Nos comícios e entrevistas, Muharrem Ince faz questão de assinalar a fragilidade económica que se faz sentir na Turquia. Em entrevista à CNN, o candidato diz que a Turquia “está cansada”.  

“As instituições foram tomadas. A democracia turca foi destruída. Apenas um homem manda na Turquia. A Turquia tem de encontrar uma forma de sair desta situação”, referiu numa entrevista à CNN.  

Ince mostra até simpatia pelo principal partido curdo, o HDP, cujo candidato, Selahattin Demitras, está detido em regime solitário há mais de um ano, a aguardar julgamento.

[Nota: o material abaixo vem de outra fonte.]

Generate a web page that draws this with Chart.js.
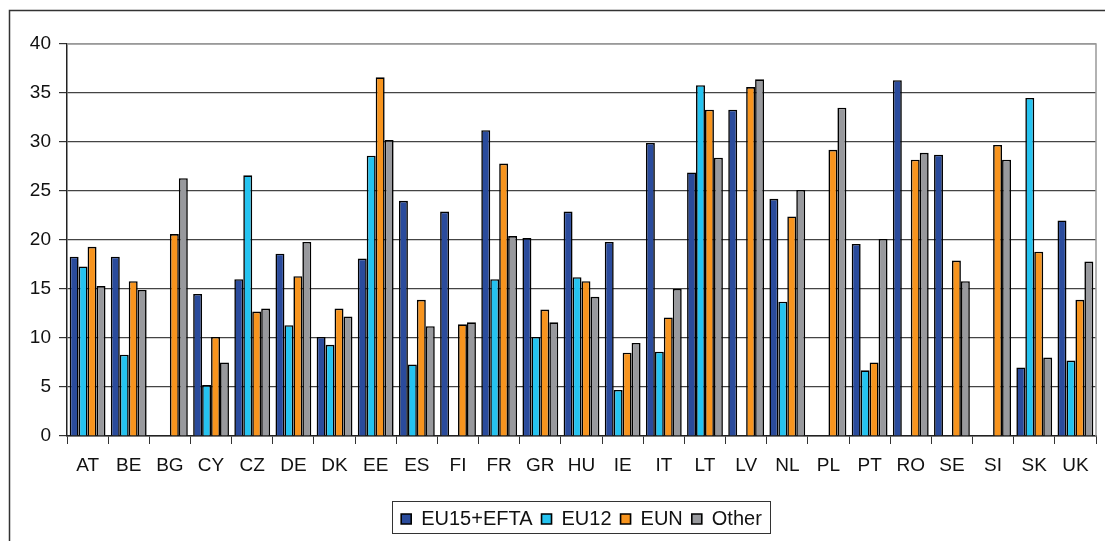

O governo acusa Demitras de terrorismo, e o HDP garante que estas incriminações têm “motivações políticas”. 
Primeira eleição com coligações

Precisamente, o número de votos alcançados pela minoria curda pode ser decisivo para o equilíbrio de poderes no Parlamento turco, uma vez que só as forças políticas com mais de 10 por cento dos votos podem ser representadas a nível parlamentar.  

Se o HDP passar essa margem, poderá conquistar lugares que poderiam ser arrecadados pelo AKP, geralmente o partido com mais votos, inviabilizando dessa forma a maioria que detém no Parlamento.  

Caso não ultrapasse os 10 por cento, esses lugares irão acabar por reforçar o partido do poder. De realçar que, na nova distribuição, serão eleitos 600 deputados no novo hemiciclo, em vez de 550 como acontecia antes do referendo constitucional de 2017.

Pela primeira vez nas eleições parlamentares, os partidos turcos podem unir-se em coligações eleitorais. Uma medida preventiva de Erdoğan, para tentar assegurar a maioria absoluta alcançada nas eleições de 2015. Por isso, o AKP, partido no poder, juntou-se neste escrutínio a Devlet Bahçeli, do MHP, na “Aliança do Povo”.  

A coligação da oposição, a “Aliança da Nação”, apresenta uma conjugação de diferentes cores, contando com o CHP de Muharrem Ince, mas também com forças da direita nacionalista – o Iyi Pari – e ainda o Saadet, partido islamita conservador, uma união sugerida pela curta margem de vitória alcançada por Erdoğan no referendo de 2017 – apenas com 51.4% de votos. Por sua vez, os curdos do HDP e do Hüda-Par concorrem sozinhos.